Hannah Arendt, one of the most gifted and provocative voices of her era, was a polarizing cultural theorist—extolled by her peers as a visionary and berated by her critics as a poseur and a fraud. Born in Prussia to assimilated Jewish parents, she escaped from Hitler’s Germany in 1933 and is now best remembered for the storm of controversy that arose after the publication of her 1963 New Yorker series on the trial of the kidnapped Nazi war criminal Adolf Eichmann.
Arendt was a woman of many contradictions. She was brilliant, beautiful when young, and irresistible to gifted men, even in her chain-smoking, intellectually provocative middle age. She learned to write in English only at the age of thirty-six, and yet her first book, The Origins of Totalitarianism, single-handedly altered the way generations of Americans and Europeans viewed fascism and genocide. Her most famous—and most divisive—work, Eichmann in Jerusalem: A Report on the Banality of Evil, created fierce controversy that continues to this day, exacerbated by the posthumous discovery that she had been the lover of the great romantic philosopher and Nazi sympathizer Martin Heidegger.

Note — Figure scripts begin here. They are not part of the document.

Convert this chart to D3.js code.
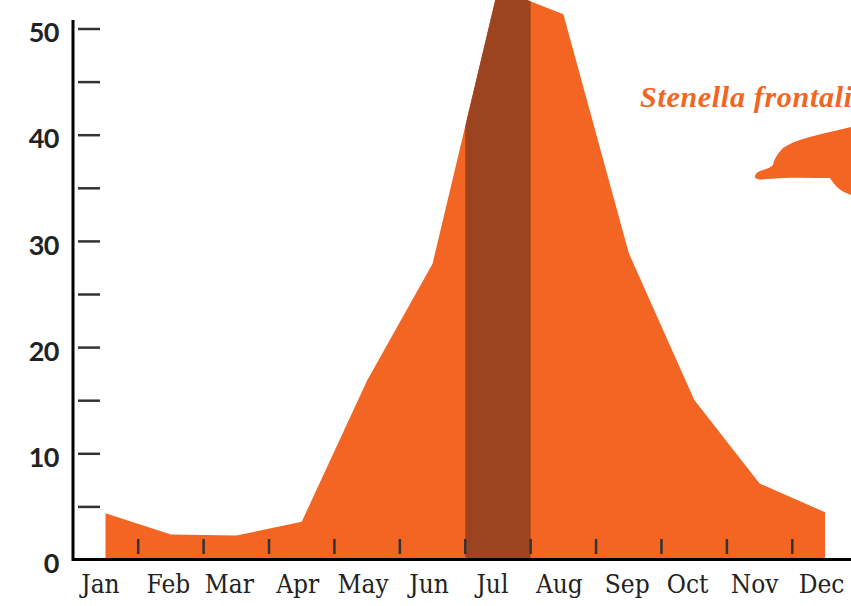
<!DOCTYPE html>
<html>
<head>
<meta charset="utf-8">
<script src="https://cdn.jsdelivr.net/npm/d3@7"></script>
<style>
  body { margin: 0; background: #fff; overflow: hidden; }
  svg { display: block; }
</style>
</head>
<body>
<svg id="drawing_region"></svg>
<script>
const months = ['Jan','Feb','Mar','Apr','May','Jun','Jul','Aug','Sep','Oct','Nov','Dec'];
const sightings = [4.4, 2.4, 2.3, 3.6, 16.9, 27.9, 53.8, 51.4, 28.9, 15.1, 7.2, 4.5];
const yLabels = [0, 10, 20, 30, 40, 50];
const yTicks = [5, 10, 15, 20, 25, 30, 35, 40, 45, 50];
const peakMonth = 'Jul';
const speciesName = 'Stenella frontalis';

const width = 851, height = 606;
const orange = '#f36523', brown = '#9c4320', ink = '#222';

// month labels in the original are not quite evenly spaced
const labelNudge = [-1, 1.5, -3, 0, 0, 0.5, -1.5, 0, 2.5, -2.5, -1, 0.5];

const svg = d3.select('#drawing_region').attr('width', width).attr('height', height);

const x = d3.scalePoint().domain(months).range([105.5, 825]);
const y = d3.scaleLinear().domain([0, 50]).range([560, 29]);
const step = x.step();

// area
const area = d3.area()
    .x((d, i) => x(months[i]))
    .y0(y(0))
    .y1(d => y(d));

svg.append('path')
    .datum(sightings)
    .attr('d', area)
    .attr('fill', orange);

// darker band is the same area clipped to the peak month
svg.append('clipPath').attr('id', 'peak')
    .append('rect')
    .attr('x', x(peakMonth) - step / 2)
    .attr('y', 0)
    .attr('width', step)
    .attr('height', height);

svg.append('path')
    .datum(sightings)
    .attr('d', area)
    .attr('fill', brown)
    .attr('clip-path', 'url(#peak)');

// y ticks sit to the right of the axis line
const yTickAxis = d3.axisRight(y).tickValues(yTicks).tickSize(22).tickFormat('');
const yTickG = svg.append('g').attr('transform', 'translate(78,-0.5)').call(yTickAxis);
yTickG.select('.domain').remove();
yTickG.selectAll('line').attr('stroke', '#333').attr('stroke-width', 2.5);

const yLabelAxis = d3.axisLeft(y).tickValues(yLabels).tickSize(0).tickFormat(d3.format('d'));
const yLabelG = svg.append('g').attr('transform', 'translate(62,4)').call(yLabelAxis);
yLabelG.select('.domain').remove();
yLabelG.selectAll('text')
    .attr('fill', ink)
    .style('font', '700 27px Lato')
    .style('letter-spacing', '-0.5px');

// x ticks between months, pointing up from the baseline
const betweenMonths = months.slice(0, -1).map(m => x(m) + step / 2);
svg.append('g').selectAll('line')
    .data(betweenMonths)
    .join('line')
    .attr('x1', d => d).attr('x2', d => d)
    .attr('y1', 539).attr('y2', 554)
    .attr('stroke', '#333')
    .attr('stroke-width', 2.5);

svg.append('g').selectAll('text')
    .data(months)
    .join('text')
    .attr('x', (d, i) => x(d) - 4 + labelNudge[i])
    .attr('y', 593)
    .attr('text-anchor', 'middle')
    .attr('fill', ink)
    .style('font', '26px "DejaVu Serif"')
    .style('font-stretch', 'condensed')
    .text(d => d);

// axis lines
svg.append('line')
    .attr('x1', 73).attr('x2', 73).attr('y1', 20).attr('y2', 561)
    .attr('stroke', '#000').attr('stroke-width', 3);
svg.append('line')
    .attr('x1', 72).attr('x2', width).attr('y1', 559.5).attr('y2', 559.5)
    .attr('stroke', '#000').attr('stroke-width', 3);

// the name runs off the right edge in the original too
svg.append('text')
    .attr('x', 640)
    .attr('y', 107)
    .attr('fill', orange)
    .style('font', 'italic 700 30px "Liberation Serif"')
    .style('letter-spacing', '0.7px')
    .text(speciesName);

// dolphin silhouette, runs off the right edge
svg.append('path')
    .attr('fill', orange)
    .attr('d', 'M755 176 C756 172 760 171 763 170 C767 169 771 167 773 165 C774 160 777 154 783 148 C789 144 796 141 803 139 C812 136 821 134 830 132 L851 127 L851 195 C845 193 840 190 837 187 C834 184 832 181 830 178 C810 178 790 177 767 179 C760 180 755 180 755 176 Z');
</script>
</body>
</html>
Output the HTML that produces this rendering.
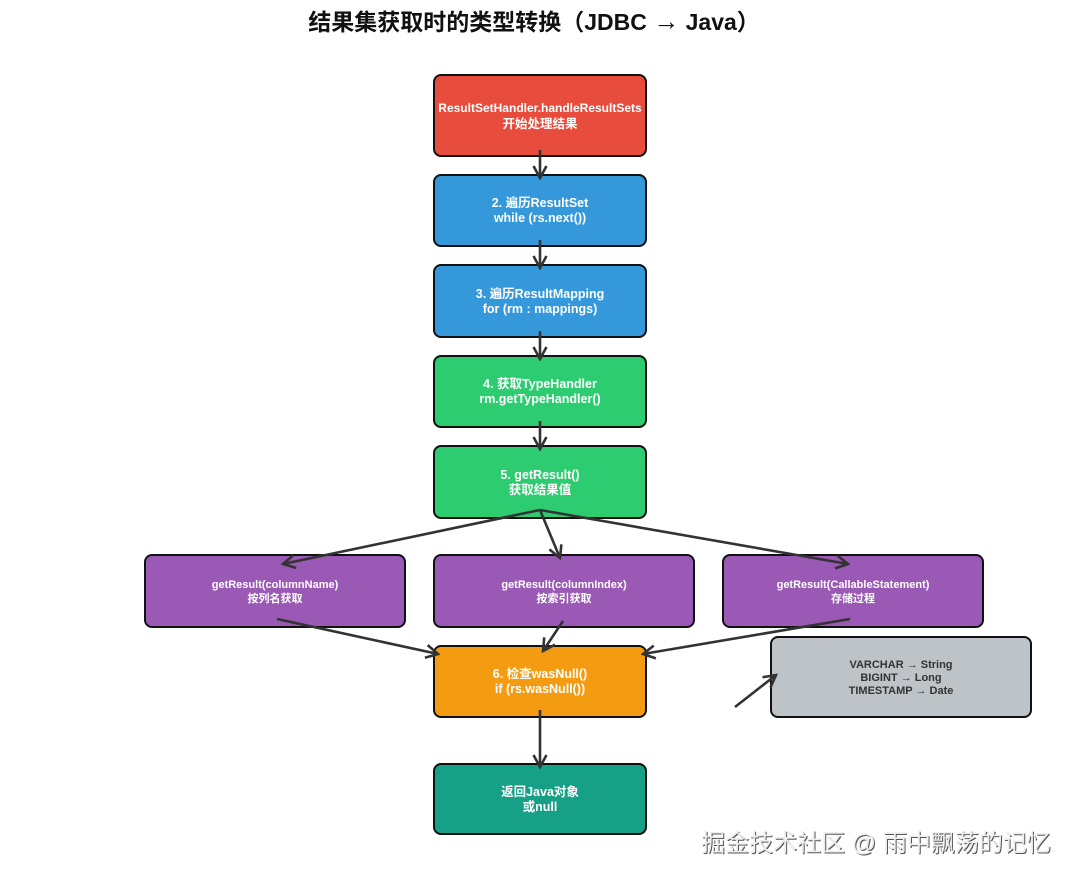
<!DOCTYPE html>
<html><head><meta charset="utf-8"><style>
html,body{margin:0;padding:0;background:#fff;}
svg{display:block;}
text{font-family:"Liberation Sans","Noto Sans CJK SC",sans-serif;}
</style></head><body>
<svg width="1080" height="882" viewBox="0 0 1080 882" xmlns="http://www.w3.org/2000/svg">
<defs>
<marker id="a" viewBox="0 0 16 16" refX="14" refY="8" markerWidth="16" markerHeight="16" markerUnits="userSpaceOnUse" orient="auto">
<path d="M2,1.5 L14,8 L2,14.5" fill="none" stroke="#333" stroke-width="2.6"/>
</marker>
</defs>
<text x="534" y="30" text-anchor="middle" font-size="23" font-weight="bold" fill="#111">结果集获取时的类型转换（JDBC <tspan font-size="26">→</tspan> Java）</text>
<g stroke="#111" stroke-width="2">
<rect x="434" y="75" width="212" height="81" rx="7" fill="#e74c3c"/>
<rect x="434" y="175" width="212" height="71" rx="7" fill="#3498db"/>
<rect x="434" y="265" width="212" height="72" rx="7" fill="#3498db"/>
<rect x="434" y="356" width="212" height="71" rx="7" fill="#2ecc71"/>
<rect x="434" y="446" width="212" height="72" rx="7" fill="#2ecc71"/>
<rect x="145" y="555" width="260" height="72" rx="7" fill="#9b59b6"/>
<rect x="434" y="555" width="260" height="72" rx="7" fill="#9b59b6"/>
<rect x="723" y="555" width="260" height="72" rx="7" fill="#9b59b6"/>
<rect x="434" y="646" width="212" height="71" rx="7" fill="#f39c12"/>
<rect x="434" y="764" width="212" height="70" rx="7" fill="#16a085"/>
<rect x="771" y="637" width="260" height="80" rx="7" fill="#bdc3c7"/>
</g>
<g stroke="#333" stroke-width="2.6" fill="none" marker-end="url(#a)">
<line x1="540" y1="150" x2="540" y2="178"/>
<line x1="540" y1="240" x2="540" y2="268"/>
<line x1="540" y1="331" x2="540" y2="359"/>
<line x1="540" y1="421" x2="540" y2="449"/>
<line x1="540" y1="510" x2="283" y2="564"/>
<line x1="540" y1="510" x2="560" y2="558"/>
<line x1="540" y1="510" x2="848" y2="564"/>
<line x1="277" y1="619" x2="438" y2="654"/>
<line x1="563" y1="621" x2="543" y2="651"/>
<line x1="850" y1="619" x2="643" y2="654"/>
<line x1="540" y1="710" x2="540" y2="767"/>
<line x1="735" y1="707" x2="776" y2="675"/>
</g>
<g fill="#fff" font-weight="bold" text-anchor="middle" font-size="12.5">
<text x="540" y="112" font-size="12">ResultSetHandler.handleResultSets</text>
<text x="540" y="128">开始处理结果</text>
<text x="540" y="207">2. 遍历ResultSet</text>
<text x="540" y="222">while (rs.next())</text>
<text x="540" y="298">3. 遍历ResultMapping</text>
<text x="540" y="313">for (rm : mappings)</text>
<text x="540" y="388">4. 获取TypeHandler</text>
<text x="540" y="403">rm.getTypeHandler()</text>
<text x="540" y="479">5. getResult()</text>
<text x="540" y="494">获取结果值</text>
<text x="540" y="678">6. 检查wasNull()</text>
<text x="540" y="693">if (rs.wasNull())</text>
<text x="540" y="796">返回Java对象</text>
<text x="540" y="811">或null</text>
<g font-size="11">
<text x="275" y="588">getResult(columnName)</text>
<text x="275" y="602">按列名获取</text>
<text x="564" y="588">getResult(columnIndex)</text>
<text x="564" y="602">按索引获取</text>
<text x="853" y="588">getResult(CallableStatement)</text>
<text x="853" y="602">存储过程</text>
</g>
</g>
<g fill="#333" font-weight="bold" text-anchor="middle" font-size="11">
<text x="901" y="668">VARCHAR → String</text>
<text x="901" y="681">BIGINT → Long</text>
<text x="901" y="694">TIMESTAMP → Date</text>
</g>
<text x="877" y="852" text-anchor="middle" font-size="24" fill="#555">掘金技术社区 @ 雨中飘荡的记忆</text>
<text x="876" y="851" text-anchor="middle" font-size="24" fill="#eee">掘金技术社区 @ 雨中飘荡的记忆</text>
</svg>
</body></html>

In this fast-paced, comprehensive biography, Anne C. Heller tracks the source of Arendt’s apparent contradictions and her greatest achievements to her sense of being what she called a “conscious pariah”—one of those few people in every time and place who doesn’t “lose confidence in ourselves if society does not approve us” and will not “pay any price” to gain the acceptance of others.